# STATED PROBLEM
Leaving out the pictures, retype all the material exactly.

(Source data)
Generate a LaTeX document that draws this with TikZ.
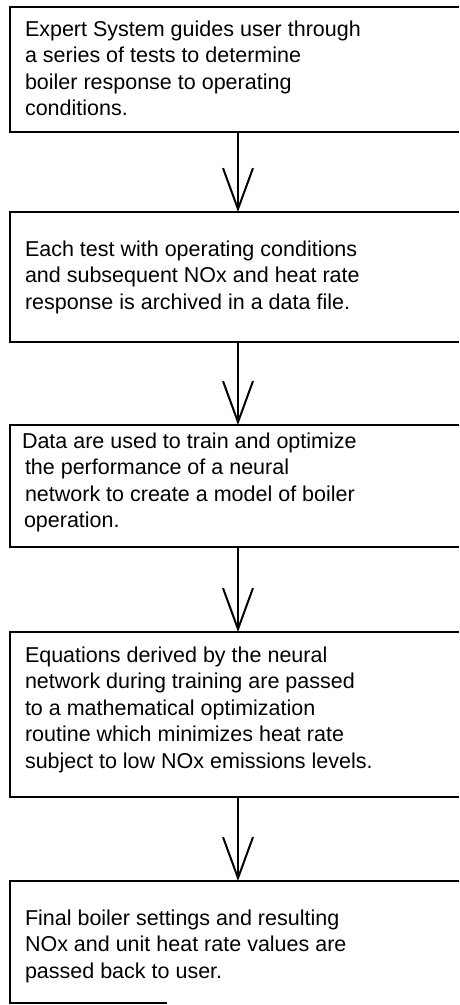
\documentclass[tikz,border=0pt]{standalone}
\usepackage{fontspec}
\setmainfont{Liberation Sans}
\usetikzlibrary{arrows.meta}
\tikzset{
  box/.style={rectangle, outer sep=0pt, inner sep=0pt,
              anchor=north west, minimum width=449pt},
  edge/.style={line width=1.8pt},
  txt/.style={anchor=base west, inner sep=0pt, outer sep=0pt},
  flow/.style={line width=2pt, -{Straight Barb[length=41pt,width=30pt]}}
}
\newcommand{\boxtext}[1]{\parbox[t]{420pt}{\fontsize{21.5}{26.5}\selectfont\raggedright #1}}
\begin{document}
\begin{tikzpicture}[x=1pt,y=-1pt]
\useasboundingbox (0,0) rectangle (459,1005);
% boxes (their right sides lie beyond the picture's edge)
\node[box, minimum height=125pt] (b1) at (10,7) {};
\node[box, minimum height=130pt] (b2) at (10,212) {};
\node[box, minimum height=122pt] (b3) at (10,425) {};
\node[box, minimum height=165pt] (b4) at (10,632) {};
\node[box, minimum height=122pt] (b5) at (10,881) {};
\foreach \b in {b1,b2,b3,b4}
  \draw[edge] (\b.north east) -- (\b.north west) -- (\b.south west) -- (\b.south east);
\draw[edge] (b5.north east) -- (b5.north west) -- (b5.south west) -- ++(157,0);
% texts
\node[txt] (t1) at (25,36) {\boxtext{Expert System guides user through\\a series of tests to determine\\boiler response to operating\\conditions.}};
\node[txt] (t2) at (25,256) {\boxtext{Each test with operating conditions\\and subsequent NOx and heat rate\\response is archived in a data file.}};
\node[txt] (t3) at (25,448) {\boxtext{\hspace*{-3pt}Data are used to train and optimize\\the performance of a neural\\network to create a model of boiler\\\hspace*{-1pt}operation.}};
\node[txt] (t4) at (25,662) {\boxtext{Equations derived by the neural\\network during training are passed\\to a mathematical optimization\\routine which minimizes heat rate\\subject to low NOx emissions levels.}};
\node[txt] (t5) at (25,925) {\boxtext{Final boiler settings and resulting\\NOx and unit heat rate values are\\passed back to user.}};
% connectors
\draw[flow] ([xshift=228pt]b1.south west) -- ([xshift=228pt]b2.north west);
\draw[flow] ([xshift=228pt]b2.south west) -- ([xshift=228pt]b3.north west);
\draw[flow] ([xshift=228pt]b3.south west) -- ([xshift=228pt]b4.north west);
\draw[flow] ([xshift=228pt]b4.south west) -- ([xshift=228pt]b5.north west);
\end{tikzpicture}
\end{document}
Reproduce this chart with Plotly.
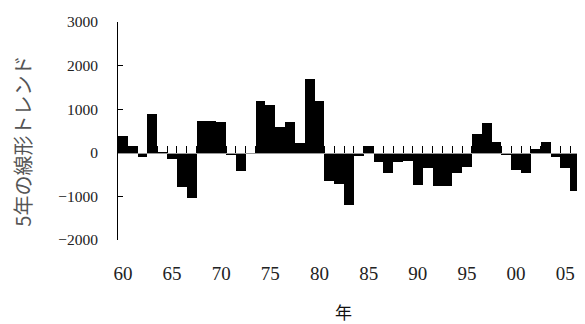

# CORRECT RESULT
Generate a LaTeX document that draws this with TikZ.
\documentclass[tikz,border=0pt]{standalone}
\usepackage{fontspec}
\setmainfont{Liberation Sans}
\usetikzlibrary{arrows.meta}
\tikzset{
  box/.style={rectangle, outer sep=0pt, inner sep=0pt,
              anchor=north west, minimum width=449pt},
  edge/.style={line width=1.8pt},
  txt/.style={anchor=base west, inner sep=0pt, outer sep=0pt},
  flow/.style={line width=2pt, -{Straight Barb[length=41pt,width=30pt]}}
}
\newcommand{\boxtext}[1]{\parbox[t]{420pt}{\fontsize{21.5}{26.5}\selectfont\raggedright #1}}
\begin{document}
\begin{tikzpicture}[x=1pt,y=-1pt]
\useasboundingbox (0,0) rectangle (459,1005);
% boxes (their right sides lie beyond the picture's edge)
\node[box, minimum height=125pt] (b1) at (10,7) {};
\node[box, minimum height=130pt] (b2) at (10,212) {};
\node[box, minimum height=122pt] (b3) at (10,425) {};
\node[box, minimum height=165pt] (b4) at (10,632) {};
\node[box, minimum height=122pt] (b5) at (10,881) {};
\foreach \b in {b1,b2,b3,b4}
  \draw[edge] (\b.north east) -- (\b.north west) -- (\b.south west) -- (\b.south east);
\draw[edge] (b5.north east) -- (b5.north west) -- (b5.south west) -- ++(157,0);
% texts
\node[txt] (t1) at (25,36) {\boxtext{Expert System guides user through\\a series of tests to determine\\boiler response to operating\\conditions.}};
\node[txt] (t2) at (25,256) {\boxtext{Each test with operating conditions\\and subsequent NOx and heat rate\\response is archived in a data file.}};
\node[txt] (t3) at (25,448) {\boxtext{\hspace*{-3pt}Data are used to train and optimize\\the performance of a neural\\network to create a model of boiler\\\hspace*{-1pt}operation.}};
\node[txt] (t4) at (25,662) {\boxtext{Equations derived by the neural\\network during training are passed\\to a mathematical optimization\\routine which minimizes heat rate\\subject to low NOx emissions levels.}};
\node[txt] (t5) at (25,925) {\boxtext{Final boiler settings and resulting\\NOx and unit heat rate values are\\passed back to user.}};
% connectors
\draw[flow] ([xshift=228pt]b1.south west) -- ([xshift=228pt]b2.north west);
\draw[flow] ([xshift=228pt]b2.south west) -- ([xshift=228pt]b3.north west);
\draw[flow] ([xshift=228pt]b3.south west) -- ([xshift=228pt]b4.north west);
\draw[flow] ([xshift=228pt]b4.south west) -- ([xshift=228pt]b5.north west);
\end{tikzpicture}
\end{document}
Reproduce this chart with Plotly.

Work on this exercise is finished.